Советская фантастика 20—40-х годов (Циолковский, Иванов) - страница 138

Меня отправили лечиться в онтэитный завод. Кажется, почти все заводы находились в ведении врачей. Завод, зеркальный и железный, стоял в горах, в хвойной чаще, у порогов Сортуа-Ту. Каменная плотина пересекала ущелье. Под стеклянным куполом, под ветром озона час или два в день я делал ритмические движения в бездумном и прекрасном напряжении тела. Под переменный ток тускло сверкали мчащиеся маховики, сухие искры поднимали волосы, щекотали спину. Для изготовления онтэита требовалось огромное количество энергии. Воздух, казалось, был насыщен ею… Впрочем, некоторые доказывали, что часть производимой онтэитом работы совершалась за счет уменьшения центростремительной силы. В последнее время, помню, с этой целью были организованы новые измерения. Я пробовал вычислить, когда использование онтэита заметно отразится на космическом равновесии.

Врачи отпустили меня через месяц. Тогда, точно получив резерв для атаки, я снова кинулся в дым Аоа в Мастерские Авторов.

И я победил. Я первый увидел, как плотный кусок вещества превратился в мелькающий вихрь светящихся точек. Я придумал способ следовать всем их бесчисленным движениям. Я научился наблюдать эфемерные, мимолетные явления, замедляя их, замедляя само время…

Конечно, я понял, что вовсе не разрешил проблемы, но большего я и не ждал. Атомные системы превратились в звездные миры, в солнца, окруженные планетами. И в их спектре, в первых же поспешных моих наблюдениях, я нашел мелькнувшую линию хлорофилла.

Гелий вздрогнул.

Стало холодно, — сказал врач.

Нет, другое, — продолжал Гелий. — Я улетел к Везилету. Он встретил меня беспокойной и ласковой насмешкой, но потом слушал много часов подряд. Слава моя росла, точно обвал. Меня избрали в Ороэ. Торжественный обряд должен был совершиться в ближайший день. Но мальчишеская моя греза теперь меня не волновала. Время действительно нелепость. Можно прожить десять лет и сохраниться как уродец в спирту, а можно стать совсем другим в несколько дней. Я вырос, я был безучастен к своему триумфу. Может быть, это было временное утомление, преходящее влияние бессонных ночей, листьев Аоа и напряженной мысли, но я был склонен считать мое состояние тем конечным пунктом, куда приходит всякий разум. И странно, погибая от усталости, я в то же время испытывал мутящую пустоту наступившей бездеятельности…
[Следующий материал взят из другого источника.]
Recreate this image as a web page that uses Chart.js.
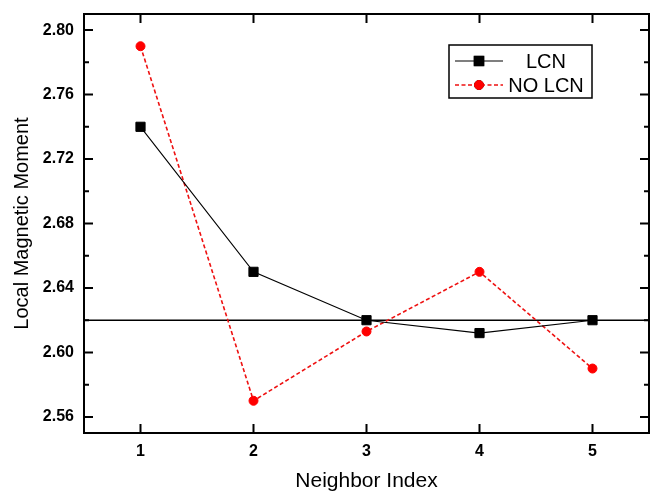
<!DOCTYPE html>
<html>
<head>
<meta charset="utf-8">
<script src="https://cdn.jsdelivr.net/npm/chart.js@4.4.1/dist/chart.umd.min.js"></script>
<style>
  body { margin: 0; background: #fff; }
  #wrap { width: 650px; height: 492px; }
</style>
</head>
<body>
<div id="wrap"><canvas id="momentChart" width="650" height="492"></canvas></div>
<script>
// Data
const neighborIndex = [1, 2, 3, 4, 5];
const lcnMoment = [2.74, 2.65, 2.62, 2.612, 2.62];
const noLcnMoment = [2.79, 2.57, 2.613, 2.65, 2.59];
const referenceMoment = 2.62;

const xTicks = [1, 2, 3, 4, 5];
const yTicks = [2.56, 2.60, 2.64, 2.68, 2.72, 2.76, 2.80];
const yMinorTicks = [2.58, 2.62, 2.66, 2.70, 2.74, 2.78];

const seriesNames = ['LCN', 'NO LCN'];

const FONT = "'Liberation Sans', Arial, sans-serif";

function toPoints(ys) {
    return neighborIndex.map((x, i) => ({ x: x, y: ys[i] }));
}

// Frame, inside ticks, reference line and boxed legend
const framePlugin = {
    id: 'frame',
    beforeDatasetsDraw(chart) {
        const { ctx, chartArea: a, scales: { y } } = chart;
        const py = y.getPixelForValue(referenceMoment);
        ctx.save();
        ctx.strokeStyle = '#000';
        ctx.lineWidth = 1.6;
        ctx.beginPath();
        ctx.moveTo(a.left, py);
        ctx.lineTo(a.right, py);
        ctx.stroke();
        ctx.restore();
    },
    afterDatasetsDraw(chart) {
        const { ctx, chartArea: a, scales: { x, y } } = chart;
        ctx.save();
        ctx.strokeStyle = '#000';
        ctx.lineWidth = 2;
        ctx.strokeRect(a.left, a.top, a.right - a.left, a.bottom - a.top);

        ctx.beginPath();
        xTicks.forEach(v => {
            const px = x.getPixelForValue(v);
            ctx.moveTo(px, a.bottom); ctx.lineTo(px, a.bottom - 9);
            ctx.moveTo(px, a.top); ctx.lineTo(px, a.top + 9);
        });
        yTicks.forEach(v => {
            const py = y.getPixelForValue(v);
            ctx.moveTo(a.left, py); ctx.lineTo(a.left + 9, py);
            ctx.moveTo(a.right, py); ctx.lineTo(a.right - 9, py);
        });
        yMinorTicks.forEach(v => {
            const py = y.getPixelForValue(v);
            ctx.moveTo(a.left, py); ctx.lineTo(a.left + 5, py);
            ctx.moveTo(a.right, py); ctx.lineTo(a.right - 5, py);
        });
        ctx.stroke();

        // legend box
        const bx = a.right - 200, by = a.top + 31, bw = 143, bh = 53;
        ctx.fillStyle = '#fff';
        ctx.fillRect(bx, by, bw, bh);
        ctx.lineWidth = 1.5;
        ctx.strokeRect(bx, by, bw, bh);
        ctx.font = '20px ' + FONT;
        ctx.textAlign = 'center';
        ctx.textBaseline = 'middle';
        chart.data.datasets.forEach((ds, i) => {
            const ry = by + 16 + i * 24;
            const lx0 = bx + 6, lx1 = bx + 54, mx = bx + 30;
            ctx.save();
            ctx.strokeStyle = ds.borderColor;
            ctx.lineWidth = ds.borderWidth;
            ctx.setLineDash(ds.borderDash || []);
            ctx.beginPath();
            ctx.moveTo(lx0, ry); ctx.lineTo(lx1, ry);
            ctx.stroke();
            ctx.restore();
            Chart.helpers.drawPoint(ctx, {
                pointStyle: ds.pointStyle,
                radius: ds.pointRadius,
                borderWidth: ds.pointBorderWidth,
                rotation: 0
            }, mx, ry);
            ctx.fillStyle = ds.pointBackgroundColor;
            ctx.strokeStyle = ds.pointBorderColor;
            ctx.lineWidth = ds.pointBorderWidth;
            ctx.fill();
            ctx.stroke();
            ctx.fillStyle = '#000';
            ctx.fillText(seriesNames[i], bx + 97, ry + 1);
        });
        ctx.restore();
    }
};

const ctx = document.getElementById('momentChart').getContext('2d');
new Chart(ctx, {
    type: 'line',
    data: {
        datasets: [{
            label: seriesNames[0],
            data: toPoints(lcnMoment),
            borderColor: '#000',
            borderWidth: 1.1,
            pointStyle: 'rect',
            pointRadius: 6.5,
            pointBackgroundColor: '#000',
            pointBorderColor: '#000',
            pointBorderWidth: 1,
            fill: false,
            tension: 0
        }, {
            label: seriesNames[1],
            data: toPoints(noLcnMoment),
            borderColor: '#ee1111',
            borderWidth: 1.6,
            borderDash: [4, 2.5],
            pointStyle: 'circle',
            pointRadius: 4.5,
            pointBackgroundColor: '#ff0000',
            pointBorderColor: '#ff0000',
            pointBorderWidth: 1,
            fill: false,
            tension: 0
        }]
    },
    options: {
        responsive: false,
        animation: false,
        layout: { autoPadding: false, padding: { top: 14, right: 1, left: 0, bottom: 0 } },
        plugins: {
            legend: { display: false },
            tooltip: { enabled: false }
        },
        scales: {
            x: {
                type: 'linear',
                min: 0.5,
                max: 5.5,
                afterBuildTicks: s => { s.ticks = xTicks.map(v => ({ value: v })); },
                afterFit: s => { s.height = 59; s.paddingLeft = 0; s.paddingRight = 0; },
                grid: { display: false, drawTicks: false },
                border: { display: false },
                ticks: { padding: 9, color: '#000', font: { family: FONT, size: 16, weight: 'bold' } },
                title: {
                    display: true, text: 'Neighbor Index', color: '#000',
                    font: { family: FONT, size: 21, lineHeight: 1 },
                    padding: { top: 0, bottom: 0 }
                }
            },
            y: {
                min: 2.55,
                max: 2.81,
                afterBuildTicks: s => { s.ticks = yTicks.map(v => ({ value: v })); },
                afterFit: s => { s.width = 84; s.paddingTop = 0; s.paddingBottom = 0; },
                grid: { display: false, drawTicks: false },
                border: { display: false },
                ticks: {
                    padding: 10, color: '#000',
                    font: { family: FONT, size: 16, weight: 'bold' },
                    callback: v => v.toFixed(2)
                },
                title: {
                    display: true, text: 'Local Magnetic Moment', color: '#000',
                    font: { family: FONT, size: 20 },
                    padding: { top: 10, bottom: 0 }
                }
            }
        }
    },
    plugins: [framePlugin]
});
</script>
</body>
</html>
У меня была бессонница. Я лежал в большом зале на мягком черном диване, и мои глаза были открыты. Я был один. Тишина ночи нарушалась только легким плеском струек воды, лившейся в углу из мраморного экрана. Она освещалась у своих истоков яркими сконцентрированными лучами всех цветов спектра, преломлявшимися в воде, словно каскады самоцветных камней. Я подумал о том, что мне надо уснуть, для этого следовало бы принять небольшую дозу яда, но мне не хотелось вставать. «Темнота лучше всего», — прошептал я, движением руки гася свет, сиявший в разноцветных струйках. Стало темно, но не совсем. Какая-то бледная тончайшая пыль наполнила воздух. Я оглянулся: свечение исходило от фосфоресцирующего шара, лежавшего в руке статуи Неатна… Я говорил об этом.